Quando não morrem, vítimas sofrem sequelas nos acidentes de moto. Foto: Thalyta Tavares/DP |
Trinta e cinco dias de internamento. Doze dias na UTI. Cinco ossos quebrados. O agricultor José Romário Silva só lembra que estava de tarde. Ele voltava para casa depois de fazer compras em Caetés, Agreste, quando sentiu uma forte dor no peito e, atordoado, perdeu o controle da moto. Bateu num caminhão e perdeu a consciência. Acordou num leito de hospital, sem poder se mexer. José Romário tem 20 anos, nasceu na era dominada pelas motocicletas. É o retrato de uma curva sem retorno na mobilidade, que completará, em 2019, duas décadas sem solução.
O número de vítimas de acidentes de moto em Pernambuco permanece em ascensão. Entre 2016 e 2017, houve crescimento de 6% nos acidentados. Foram 31,1 mil vitimados no ano passado, 1,7 mil pessoas a mais. Já a elevação no número de acidentes ocorre há, pelo menos, três anos. Entre 2015 e 2016, foi de 11%, uma diferença absoluta de quase três mil acidentes. Por dia, no ano passado, os 17 hospitais sentinelas pernambucanos (onde são feitas as notificações) registraram, por dia, 85 novos acidentados por moto.
Esse incremento converge com outro dado alarmante. Depois de apresentar queda entre 2015 e 2016, o número de pessoas que tentaram tirar carteira de habilitação para moto em Pernambuco voltou a crescer 30% no ano passado, em relação ao mesmo período do ano anterior. “Os avanços foram pontuais. A epidemia está aí, matando e deixando pessoas amputadas, sem nenhum ponto de inflexão”, pontua o coordenador executivo do Comitê Estadual de Prevenção aos Acidentes de Moto (Cepam), João Veiga.

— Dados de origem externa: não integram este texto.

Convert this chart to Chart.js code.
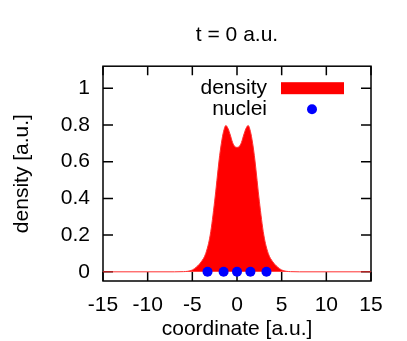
<!DOCTYPE html>
<html>
<head>
<meta charset="utf-8">
<script src="https://cdn.jsdelivr.net/npm/chart.js@4/dist/chart.umd.min.js"></script>
<style>
  body { margin: 0; background: #fff; }
</style>
</head>
<body>
<canvas id="myChart" width="407" height="341"></canvas>
<script>
let xTicks = [-15, -10, -5, 0, 5, 10, 15];
let yTicks = [0, 0.2, 0.4, 0.6, 0.8, 1];

// density (symmetric about 0)
let densityX = [-15, -7, -6, -5.5, -5, -4.5, -4, -3.5, -3, -2.5, -2, -1.75, -1.5, -1.25, -1, -0.75, -0.5, -0.25,
  0, 0.25, 0.5, 0.75, 1, 1.25, 1.5, 1.75, 2, 2.5, 3, 3.5, 4, 4.5, 5, 5.5, 6, 7, 15];
let densityY = [0, 0, 0.001, 0.003, 0.01, 0.028, 0.055, 0.1, 0.2, 0.385, 0.61, 0.7, 0.765, 0.797, 0.78, 0.745, 0.705, 0.683,
  0.678, 0.683, 0.705, 0.745, 0.78, 0.797, 0.765, 0.7, 0.61, 0.385, 0.2, 0.1, 0.055, 0.028, 0.01, 0.003, 0.001, 0, 0];

let nucleiX = [-3.3, -1.5, 0, 1.5, 3.3];
let nucleiY = [0, 0, 0, 0, 0];

Chart.defaults.font.family = '"Liberation Sans", Arial, sans-serif';
Chart.defaults.font.size = 21;
Chart.defaults.color = "#000";

function toPoints(xs, ys) {
  return xs.map((x, i) => ({ x: x, y: ys[i] }));
}

// gnuplot style frame and inward ticks, drawn under the data
const framePlugin = {
  id: "framePlugin",
  beforeDatasetsDraw(chart) {
    const ctx = chart.ctx;
    const a = chart.chartArea;
    const xs = chart.scales.x;
    const ys = chart.scales.y;
    ctx.save();
    ctx.strokeStyle = "#000";
    ctx.lineWidth = 1.5;
    ctx.beginPath();
    xTicks.forEach((v) => {
      let px = xs.getPixelForValue(v);
      ctx.moveTo(px, a.bottom);
      ctx.lineTo(px, a.bottom - 9);
      ctx.moveTo(px, a.top);
      ctx.lineTo(px, a.top + 9);
    });
    yTicks.forEach((v) => {
      let py = ys.getPixelForValue(v);
      ctx.moveTo(a.left, py);
      ctx.lineTo(a.left + 10, py);
      ctx.moveTo(a.right, py);
      ctx.lineTo(a.right - 10, py);
    });
    ctx.stroke();
    ctx.strokeRect(a.left, a.top, a.right - a.left, a.bottom - a.top);
    ctx.restore();
  },
  afterDraw(chart) {
    // legend inside the frame, text left of the key
    const ctx = chart.ctx;
    const a = chart.chartArea;
    const ds = chart.data.datasets;
    const tx = a.right - 104;
    const y1 = a.top + 22;
    const y2 = a.top + 43;
    ctx.save();
    ctx.font = Chart.defaults.font.size + "px " + Chart.defaults.font.family;
    ctx.fillStyle = "#000";
    ctx.textAlign = "right";
    ctx.textBaseline = "middle";
    ctx.fillText(ds[1].label, tx, y1);
    ctx.fillText(ds[0].label, tx, y2);
    ctx.fillStyle = ds[1].backgroundColor;
    ctx.fillRect(a.right - 90, y1 - 6, 63, 12);
    ctx.fillStyle = ds[0].backgroundColor;
    ctx.beginPath();
    ctx.arc(a.right - 59, y2, 5, 0, Math.PI * 2);
    ctx.fill();
    ctx.restore();
  },
};

let myChart = document.getElementById("myChart").getContext("2d");

var chart = new Chart(myChart, {
  type: "scatter",
  data: {
    datasets: [
      {
        label: "nuclei",
        data: toPoints(nucleiX, nucleiY),
        backgroundColor: "#0000ff",
        borderWidth: 0,
        pointRadius: 5,
        order: 0,
      },
      {
        label: "density",
        data: toPoints(densityX, densityY),
        showLine: true,
        fill: "origin",
        backgroundColor: "#ff0000",
        borderColor: "#ff3030",
        borderWidth: 1,
        pointRadius: 0,
        cubicInterpolationMode: "monotone",
        order: 1,
      },
    ],
  },
  options: {
    responsive: false,
    animation: false,
    layout: {
      padding: { left: 0, right: 36, top: 0, bottom: 0 },
    },
    plugins: {
      legend: { display: false },
      tooltip: { enabled: false },
      title: {
        display: true,
        text: "t = 0 a.u.",
        fullSize: false,
        font: { size: 21, weight: "normal", lineHeight: 1.2 },
        padding: { top: 23, bottom: 18 },
      },
    },
    scales: {
      x: {
        type: "linear",
        min: -15,
        max: 15,
        afterBuildTicks: (s) => {
          s.ticks = xTicks.map((v) => ({ value: v }));
        },
        afterFit: (s) => {
          s.height = 60;
        },
        ticks: {
          padding: 12,
          maxRotation: 0,
          callback: (v) => String(v),
        },
        grid: { display: false, drawTicks: false },
        border: { display: false },
        title: {
          display: true,
          text: "coordinate [a.u.]",
          font: { size: 21, lineHeight: 1 },
          padding: { top: 1, bottom: 1 },
        },
      },
      y: {
        type: "linear",
        min: -0.05,
        max: 1.12,
        afterBuildTicks: (s) => {
          s.ticks = yTicks.map((v) => ({ value: v }));
        },
        afterFit: (s) => {
          s.width = 103;
        },
        ticks: {
          padding: 13,
          callback: (v) => String(v),
        },
        grid: { display: false, drawTicks: false },
        border: { display: false },
        title: {
          display: true,
          text: "density [a.u.]",
          font: { size: 21, lineHeight: 1 },
          padding: { top: 12, bottom: 12 },
        },
      },
    },
  },
  plugins: [framePlugin],
});
</script>
</body>
</html>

Ele mostra que dois momentos históricos foram determinantes. O primeiro surgiu na virada dos anos 2000. “Começamos a perceber uma mudança no perfil dos atendimentos nas emergências, com o paciente vítima de acidente de moto aumentando de maneira geométrica”, explica. O crescimento, segundo destaca o Mapa da motorização individual no Brasil, divulgado em setembro de 2017 pelo Observatório das Metrópoles, teve correlação com a pujança econômica do país e as desonerações fiscais de impulso de vendas dos anos seguintes.
O segundo momento ocorreu em 2009, ano no qual o Diario publicou caderno especial, vencedor do Prêmio Esso de Jornalismo, mostrando a seriedade do quadro. “O problema deixou de ser o quinto a chegar às emergências para ser o primeiro, passando agressões por armas de fogo, por exemplo”, lembra Veiga. Para ele, a justificativa foi a aprovação da Lei Federal 12.009, de regulamentação do serviço de mototaxista no país.
Entre 1999 e 2009, a quantidade de pessoas que tentaram tirar habilitação para moto em Pernambuco aumentou 16 vezes. Já o número de emplacamentos aumentou 73%. “Até então, tínhamos a taxa de uma vítima por acidente. Depois disso, passou a ser de 1,7 vítima por acidente.”
Entre 2006 e 2016, morreram em Pernambuco 13 mil vítimas de acidente de moto, aumento de 48% em uma década. Entre 2015 e 2016, o aumento foi de 5%. José Romário começou a pilotar aos 16, após dois anos juntando dinheiro para a moto. “É uma adrenalina boa, mas agora, Deus me livre”, garante, enquanto faz força para tentar mexer as pernas, num leito do Hospital da Restauração.